======== Material ========

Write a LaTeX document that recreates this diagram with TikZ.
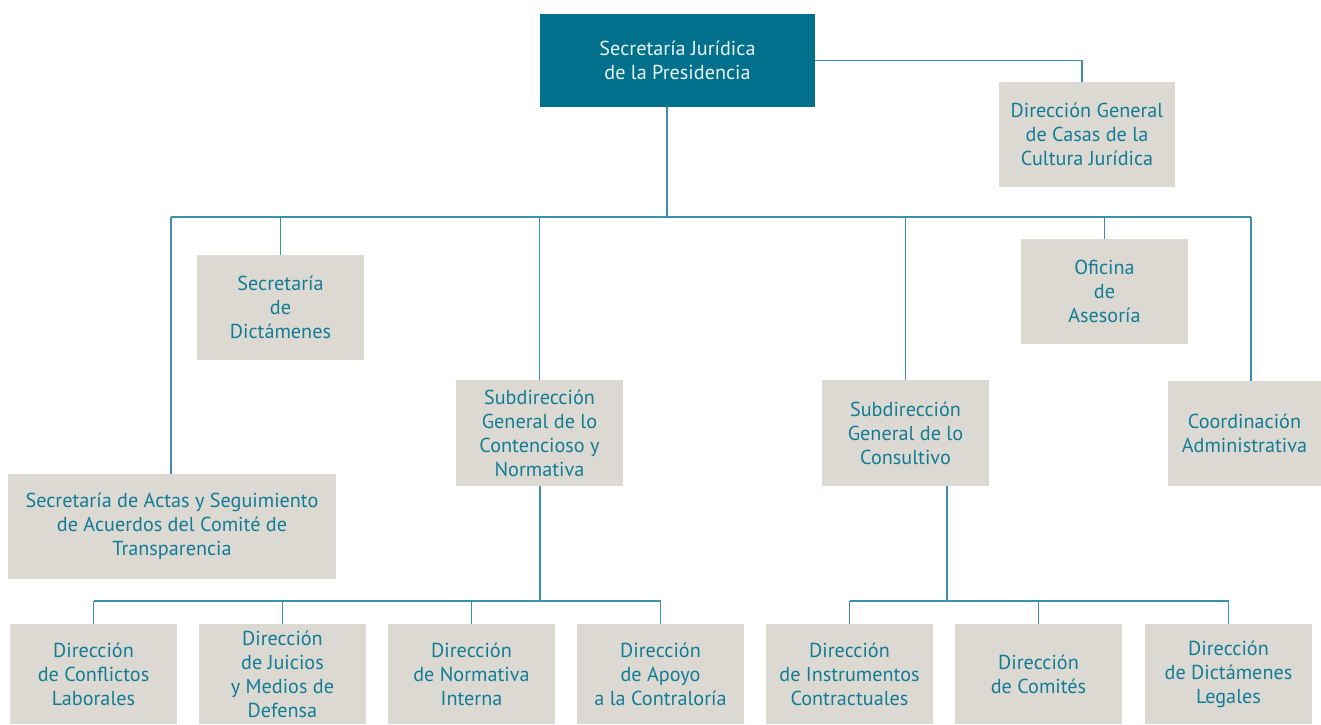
\documentclass[tikz,border=0pt]{standalone}
\usepackage{fontspec}
\setmainfont{PT Sans}
\definecolor{headfill}{HTML}{00708C}
\definecolor{boxfill}{HTML}{DCD9D3}
\definecolor{boxtext}{HTML}{137C95}
\definecolor{linkcol}{HTML}{3A90A8}
\begin{document}
\begin{tikzpicture}[x=1pt, y=-1pt,
  unit/.style={fill=boxfill, text=boxtext, align=center, inner sep=0pt,
    font=\fontsize{20.2}{24}\selectfont},
  head/.style={unit, fill=headfill, text=white!92!headfill},
  link/.style={draw=linkcol, line width=1.4pt}]
\useasboundingbox (0,0) rectangle (1321,724);

% Head office
\node[head, minimum width=275pt, minimum height=93pt] (sjp) at (677.5,60.5)
  {Secretaría Jurídica\\de la Presidencia};
\node[unit, minimum width=176pt, minimum height=105pt] (casas) at (1087,134.5)
  {Dirección General\\de Casas de la\\Cultura Jurídica};

% Second level
\node[unit, minimum width=167pt, minimum height=105pt] (dict) at (280.5,307.5)
  {Secretaría\\de\\Dictámenes};
\node[unit, minimum width=167pt, minimum height=105pt] (ases) at (1104.5,291.5)
  {Oficina\\de\\Asesoría};
\node[unit, minimum width=167pt, minimum height=106pt] (sgcn) at (539.5,433)
  {Subdirección\\General de lo\\Contencioso y\\Normativa};
\node[unit, minimum width=167pt, minimum height=106pt] (sgcs) at (905.5,433)
  {Subdirección\\General de lo\\Consultivo};
\node[unit, minimum width=153pt, minimum height=105pt] (coord) at (1244.5,433.5)
  {Coordinación\\Administrativa};
\node[unit, minimum width=328pt, minimum height=105pt] (actas) at (172,526.5)
  {Secretaría de Actas y Seguimiento\\de Acuerdos del Comité de\\Transparencia};

% Bottom row
\node[unit, minimum width=167pt, minimum height=100pt] (dcl) at (93.5,674)
  {Dirección\\de Conflictos\\Laborales};
\node[unit, minimum width=167pt, minimum height=100pt] (djm) at (282.5,674)
  {Dirección\\de Juicios\\y Medios de\\Defensa};
\node[unit, minimum width=167pt, minimum height=100pt] (dni) at (471.5,674)
  {Dirección\\de Normativa\\Interna};
\node[unit, minimum width=167pt, minimum height=100pt] (dac) at (660.5,674)
  {Dirección\\de Apoyo\\a la Contraloría};
\node[unit, minimum width=167pt, minimum height=100pt] (dic) at (849.5,674)
  {Dirección\\de Instrumentos\\Contractuales};
\node[unit, minimum width=167pt, minimum height=100pt] (dco) at (1038.5,674)
  {Dirección\\de Comités};
\node[unit, minimum width=167pt, minimum height=100pt] (ddl) at (1228.5,674)
  {Dirección\\de Dictámenes\\Legales};

% Links from the head office
\coordinate (trunk) at (667,217);
\coordinate (busL) at (171,217);
\coordinate (busR) at (1251,217);
\draw[link] (sjp.east) -| ([xshift=-5pt]casas.north);
\draw[link] (sjp.south -| trunk) -- (trunk);
\draw[link] (busL) -- (busR);
\draw[link] (busL) -- (busL |- actas.north);
\foreach \n in {dict,sgcn,sgcs,ases}
  \draw[link] (\n.north) -- (\n.north |- busL);
\draw[link] (busR) -- (busR |- coord.north);

% Links under the Contencioso branch
\coordinate (busA) at (540,601);
\draw[link] (sgcn.south -| busA) -- (busA);
\draw[link] (dcl.north |- busA) -- (dac.north |- busA);
\foreach \n in {dcl,djm,dni,dac}
  \draw[link] (\n.north) -- (\n.north |- busA);

% Links under the Consultivo branch
\coordinate (busB) at (947,601);
\draw[link] (sgcs.south -| busB) -- (busB);
\draw[link] (dic.north |- busB) -- (ddl.north |- busB);
\foreach \n in {dic,dco,ddl}
  \draw[link] (\n.north) -- (\n.north |- busB);
\end{tikzpicture}
\end{document}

========

Task objective:
Up to and including the line containing "General\\de Casas de", repeat every line from the start of the data, but none of the pictures.

Task response:
Write a LaTeX document that recreates this diagram with TikZ.
\documentclass[tikz,border=0pt]{standalone}
\usepackage{fontspec}
\setmainfont{PT Sans}
\definecolor{headfill}{HTML}{00708C}
\definecolor{boxfill}{HTML}{DCD9D3}
\definecolor{boxtext}{HTML}{137C95}
\definecolor{linkcol}{HTML}{3A90A8}
\begin{document}
\begin{tikzpicture}[x=1pt, y=-1pt,
  unit/.style={fill=boxfill, text=boxtext, align=center, inner sep=0pt,
    font=\fontsize{20.2}{24}\selectfont},
  head/.style={unit, fill=headfill, text=white!92!headfill},
  link/.style={draw=linkcol, line width=1.4pt}]
\useasboundingbox (0,0) rectangle (1321,724);

% Head office
\node[head, minimum width=275pt, minimum height=93pt] (sjp) at (677.5,60.5)
  {Secretaría Jurídica\\de la Presidencia};
\node[unit, minimum width=176pt, minimum height=105pt] (casas) at (1087,134.5)
  {Dirección General\\de Casas de la\\Cultura Jurídica};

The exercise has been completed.